La veo cuando voy al supermercado. Suele andar por ahí, junto a las cajas, por la parte de fuera. De una edad indefinida, ya más allá de los setenta. Sonríe de lejos y saluda si me ve ella primero; otras veces soy yo la que la veo antes y le digo algo. Un día hace un pequeño comentario; otro, una sonrisa y algún gesto... o... aquella vez que me ayudó con una col que se me iba a caer de la bolsa. Es una de esas personas habituales en mi día a día: como la señora del quiosco, o que me vende el pan. Sólo que ella no tiene un negocio, ni siquiera trabaja en el de otra persona; eso fue hace años y ahora... el dinero no alcanza.
Recibe la ayuda de los demás con una actitud sabia. Ha logrado que nadie la ayude por pena, sino porque... ayudarla apetece, es agradable.
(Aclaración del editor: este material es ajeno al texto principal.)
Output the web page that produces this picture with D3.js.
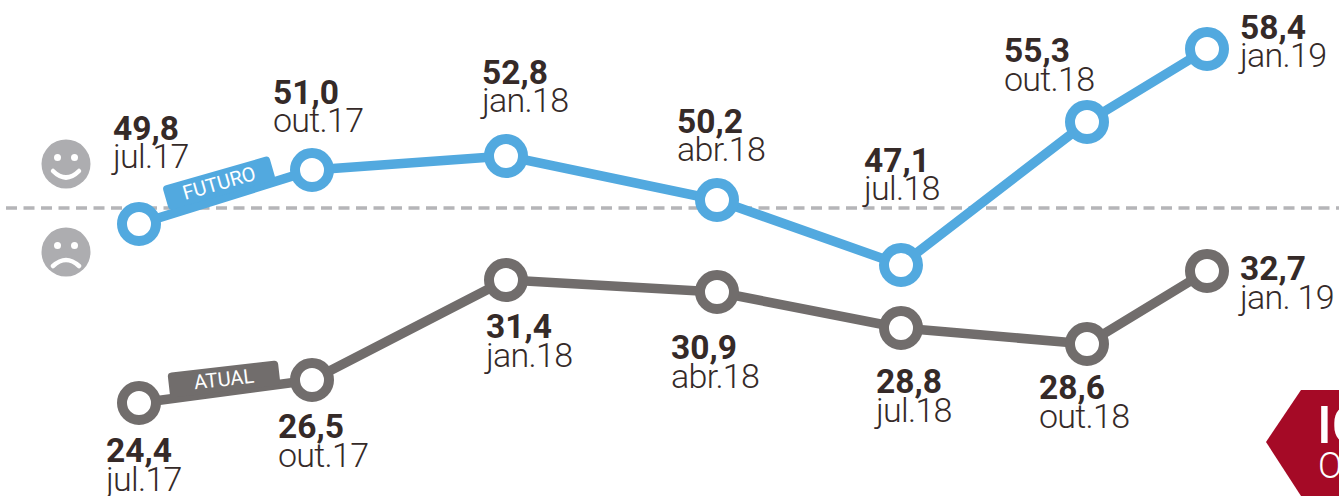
<!DOCTYPE html>
<html>
<head>
<meta charset="utf-8">
<script src="https://cdn.jsdelivr.net/npm/d3@7/dist/d3.min.js"></script>
<style>
html,body{margin:0;padding:0;background:#fff;overflow:hidden}
svg{display:block}
text{font-family:Roboto,sans-serif}
</style>
</head>
<body>
<svg id="c" width="1339" height="496"></svg>
<script>
// Data
const quarters = [0,1,2,3,4,5,6];
const futuroValues = [49.8,51.0,52.8,50.2,47.1,55.3,58.4];
const futuroDates  = ["jul.17","out.17","jan.18","abr.18","jul.18","out.18","jan.19"];
const atualValues  = [24.4,26.5,31.4,30.9,28.8,28.6,32.7];
const atualDates   = ["jul.17","out.17","jan.18","abr.18","jul.18","out.18","jan. 19"];

// The source's axes are not uniform: both scales are piecewise
const xRange = [139,312,506,717,901,1087,1207];
const yKnots = [24.4,26.5,28.6,28.8,30.9,31.4,32.7,47.1,49.8,50.2,51.0,52.8,55.3,58.4];
const yPixels= [403,380,344,328,292,280,271,265,224,200,170,156,122,49];
const x = d3.scaleLinear().domain(quarters).range(xRange);
const y = d3.scaleLinear().domain(yKnots).range(yPixels);

// Label offsets from the marker
const futuroDx = [-26,-39,-24,-40,-37,-83,33];
const futuroDy = [-84.5,-66.5,-72.5,-67.5,-93.5,-60,-10.5];
const atualDx  = [-33,-34,-20,-46,-25,-48,33];
const atualDy  = [59,58,58,67,65,55,9];

const COL = {blue:"#52a9df",gray:"#716d6c",text:"#352a28",face:"#adadb0",dash:"#b5b5b8",red:"#a50a26"};
const svg = d3.select("#c");

// neutral line
svg.append("line").attr("x1",6).attr("x2",1339)
  .attr("y1",208).attr("y2",208)
  .attr("stroke",COL.dash).attr("stroke-width",3.5).attr("stroke-dasharray","11 6.5");

// faces
function face(cx,cy,happy){
  const g=svg.append("g").attr("transform",`translate(${cx},${cy})`);
  g.append("circle").attr("r",24.5).attr("fill",COL.face);
  [-8.5,8.5].forEach(d=>g.append("circle").attr("cx",d).attr("cy",-6.5).attr("r",3.5).attr("fill","#fff"));
  g.append("path").attr("fill","none").attr("stroke","#fff").attr("stroke-width",4.5).attr("stroke-linecap","round")
   .attr("d",happy?"M-13,7 Q0,20 13,7":"M-13,14 Q0,2 13,14");
}
face(66,164,true);
face(66,252,false);

function series(vals,dates,color,dxs,dys){
  const line=d3.line().x((d,i)=>x(i)).y(d=>y(d));
  svg.append("path").datum(vals).attr("d",line).attr("fill","none")
     .attr("stroke",color).attr("stroke-width",9.5).attr("stroke-linejoin","round");
  return {vals,dates,color,dxs,dys};
}
const s1=series(futuroValues,futuroDates,COL.blue,futuroDx,futuroDy);
const s2=series(atualValues,atualDates,COL.gray,atualDx,atualDy);

// tags
function tag(label,cx,cy,w,h,angle,color){
  const g=svg.append("g").attr("transform",`translate(${cx},${cy}) rotate(${angle})`);
  g.append("rect").attr("x",-w/2).attr("y",-h/2).attr("width",w).attr("height",h).attr("rx",4).attr("fill",color);
  g.append("text").attr("text-anchor","middle").attr("y",7).attr("fill","#fff")
   .attr("font-size",20).attr("font-weight",400).text(label);
}
tag("FUTURO",219,183,111,25,-16,COL.blue);
tag("ATUAL",224,379,111,25,-6.5,COL.gray);

[s1,s2].forEach(s=>{
  svg.append("g").selectAll("circle").data(s.vals).join("circle")
    .attr("cx",(d,i)=>x(i)).attr("cy",d=>y(d)).attr("r",17)
    .attr("fill","#fff").attr("stroke",s.color).attr("stroke-width",10);
  const l=svg.append("g").selectAll("g").data(s.vals).join("g")
    .attr("transform",(d,i)=>`translate(${x(i)+s.dxs[i]},${y(d)+s.dys[i]})`);
  l.append("text").attr("fill",COL.text).attr("font-size",33.5).attr("font-weight",700)
    .text(d=>d.toFixed(1).replace(".",","));
  l.append("text").attr("fill",COL.text).attr("font-size",34).attr("font-weight",300).attr("y",28.5)
    .attr("letter-spacing",-0.7)
    .text((d,i)=>s.dates[i]);
});

// corner badge (cut off by the frame)
svg.append("path").attr("fill",COL.red)
  .attr("d",d3.line()([[1301,390],[1339,390],[1339,496],[1301,496],[1266,442]]));
svg.append("text").attr("x",1317).attr("y",443).attr("fill","#fff").attr("font-size",52).attr("font-weight",500).text("IC");
svg.append("text").attr("x",1318).attr("y",478).attr("fill","#fff").attr("font-size",36).attr("font-weight",300).text("O");
</script>
</body>
</html>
Un dinero cambia de manos, pero no es una limosna (no me gusta nada esta palabra, pero no se me ocurre otra mejor), yo no le doy nada; hago un trueque: una parte de las vueltas de mi compra, a cambio de unas palabras agradables y una sonrisa sincera.
Simplemente, ella ha aprendido bien una de las lecciones más difíciles de la vida: dejarse ayudar.